## Problem statement
Everything from the first line of the data below through the line that contains "from bokeh.resources import INLINE" should be written out exactly, please, and nothing more; the pictures stay out.

** Start of Data block **

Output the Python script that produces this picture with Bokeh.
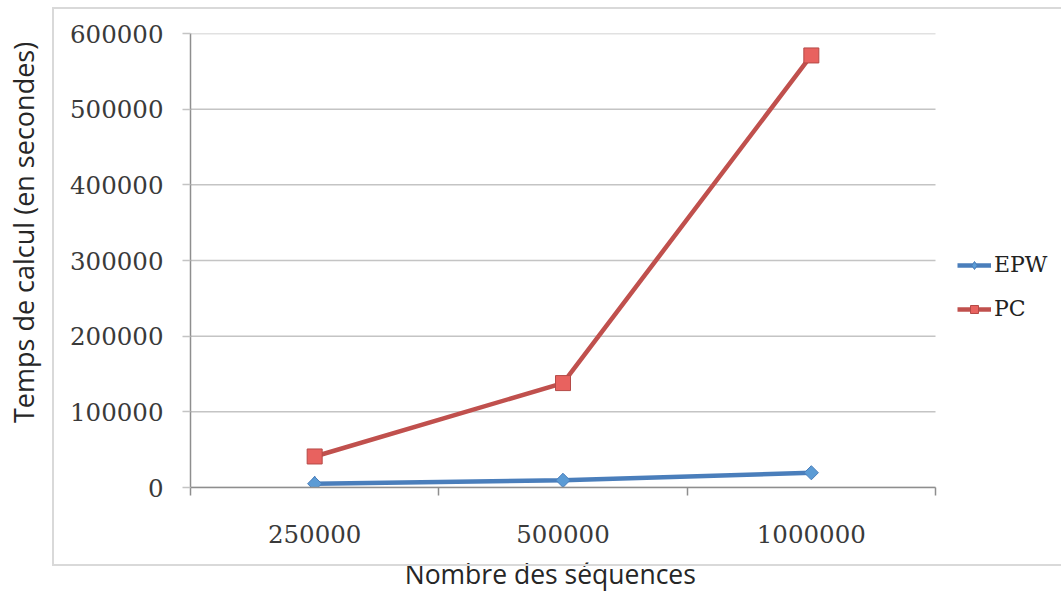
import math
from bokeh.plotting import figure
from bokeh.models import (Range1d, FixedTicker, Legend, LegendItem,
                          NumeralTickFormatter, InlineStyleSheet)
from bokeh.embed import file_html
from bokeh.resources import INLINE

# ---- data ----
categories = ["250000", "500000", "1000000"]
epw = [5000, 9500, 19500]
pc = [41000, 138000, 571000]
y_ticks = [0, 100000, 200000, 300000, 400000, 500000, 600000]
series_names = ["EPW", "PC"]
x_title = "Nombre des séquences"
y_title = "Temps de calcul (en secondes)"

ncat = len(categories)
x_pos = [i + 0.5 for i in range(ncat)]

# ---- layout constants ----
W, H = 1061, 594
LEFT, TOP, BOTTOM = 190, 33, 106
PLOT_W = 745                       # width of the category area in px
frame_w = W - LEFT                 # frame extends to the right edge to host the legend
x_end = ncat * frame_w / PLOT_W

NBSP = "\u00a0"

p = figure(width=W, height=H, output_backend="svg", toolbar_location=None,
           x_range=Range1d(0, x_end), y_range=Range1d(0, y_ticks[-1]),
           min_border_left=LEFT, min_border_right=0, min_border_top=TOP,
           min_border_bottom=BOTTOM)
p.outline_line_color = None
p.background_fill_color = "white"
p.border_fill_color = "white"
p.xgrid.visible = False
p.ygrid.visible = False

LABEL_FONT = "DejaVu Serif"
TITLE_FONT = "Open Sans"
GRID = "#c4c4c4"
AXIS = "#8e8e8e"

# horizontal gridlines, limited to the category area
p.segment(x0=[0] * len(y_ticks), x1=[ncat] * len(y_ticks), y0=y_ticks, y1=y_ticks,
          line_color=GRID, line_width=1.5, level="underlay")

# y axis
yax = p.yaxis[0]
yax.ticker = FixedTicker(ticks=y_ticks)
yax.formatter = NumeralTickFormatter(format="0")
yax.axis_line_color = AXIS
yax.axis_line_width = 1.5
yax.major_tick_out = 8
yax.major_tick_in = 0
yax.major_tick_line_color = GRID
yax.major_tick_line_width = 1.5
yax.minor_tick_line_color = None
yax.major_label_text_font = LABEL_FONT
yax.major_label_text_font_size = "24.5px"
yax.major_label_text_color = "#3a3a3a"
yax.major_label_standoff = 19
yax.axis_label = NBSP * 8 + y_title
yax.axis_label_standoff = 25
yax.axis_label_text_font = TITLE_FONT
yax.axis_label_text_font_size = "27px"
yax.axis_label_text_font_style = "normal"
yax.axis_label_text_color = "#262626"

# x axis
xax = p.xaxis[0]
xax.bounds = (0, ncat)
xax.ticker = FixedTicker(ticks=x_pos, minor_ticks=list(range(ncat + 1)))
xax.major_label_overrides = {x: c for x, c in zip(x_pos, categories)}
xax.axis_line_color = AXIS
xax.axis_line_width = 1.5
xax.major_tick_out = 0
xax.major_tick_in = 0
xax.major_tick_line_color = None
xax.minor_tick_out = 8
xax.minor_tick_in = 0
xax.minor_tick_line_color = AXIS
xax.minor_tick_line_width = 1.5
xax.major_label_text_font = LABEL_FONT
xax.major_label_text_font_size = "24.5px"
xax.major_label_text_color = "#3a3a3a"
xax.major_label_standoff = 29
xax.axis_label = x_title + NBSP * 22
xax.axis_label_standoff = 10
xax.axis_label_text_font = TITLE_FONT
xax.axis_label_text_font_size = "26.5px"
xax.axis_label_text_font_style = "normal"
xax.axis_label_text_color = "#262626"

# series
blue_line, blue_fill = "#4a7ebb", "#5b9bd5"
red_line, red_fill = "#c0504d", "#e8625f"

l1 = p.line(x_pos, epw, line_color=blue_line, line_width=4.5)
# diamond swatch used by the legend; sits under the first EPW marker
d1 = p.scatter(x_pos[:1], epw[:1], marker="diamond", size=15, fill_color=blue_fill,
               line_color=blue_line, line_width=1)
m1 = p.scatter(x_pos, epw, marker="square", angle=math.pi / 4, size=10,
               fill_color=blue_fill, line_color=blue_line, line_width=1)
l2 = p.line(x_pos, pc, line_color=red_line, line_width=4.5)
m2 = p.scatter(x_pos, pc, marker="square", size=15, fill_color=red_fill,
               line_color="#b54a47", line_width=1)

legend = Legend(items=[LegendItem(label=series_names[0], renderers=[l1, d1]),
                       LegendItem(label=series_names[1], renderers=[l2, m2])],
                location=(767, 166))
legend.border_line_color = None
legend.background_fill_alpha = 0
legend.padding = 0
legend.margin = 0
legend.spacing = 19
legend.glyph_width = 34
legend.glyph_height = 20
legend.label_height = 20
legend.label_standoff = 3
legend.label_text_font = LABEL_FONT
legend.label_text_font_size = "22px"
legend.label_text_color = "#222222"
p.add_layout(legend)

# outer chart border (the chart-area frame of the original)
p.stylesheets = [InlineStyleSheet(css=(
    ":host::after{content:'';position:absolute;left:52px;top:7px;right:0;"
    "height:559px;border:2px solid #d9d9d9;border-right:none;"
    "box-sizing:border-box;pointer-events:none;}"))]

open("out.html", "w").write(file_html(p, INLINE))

** End of Data block **

## Correct answer
Output the Python script that produces this picture with Bokeh.
import math
from bokeh.plotting import figure
from bokeh.models import (Range1d, FixedTicker, Legend, LegendItem,
                          NumeralTickFormatter, InlineStyleSheet)
from bokeh.embed import file_html
from bokeh.resources import INLINE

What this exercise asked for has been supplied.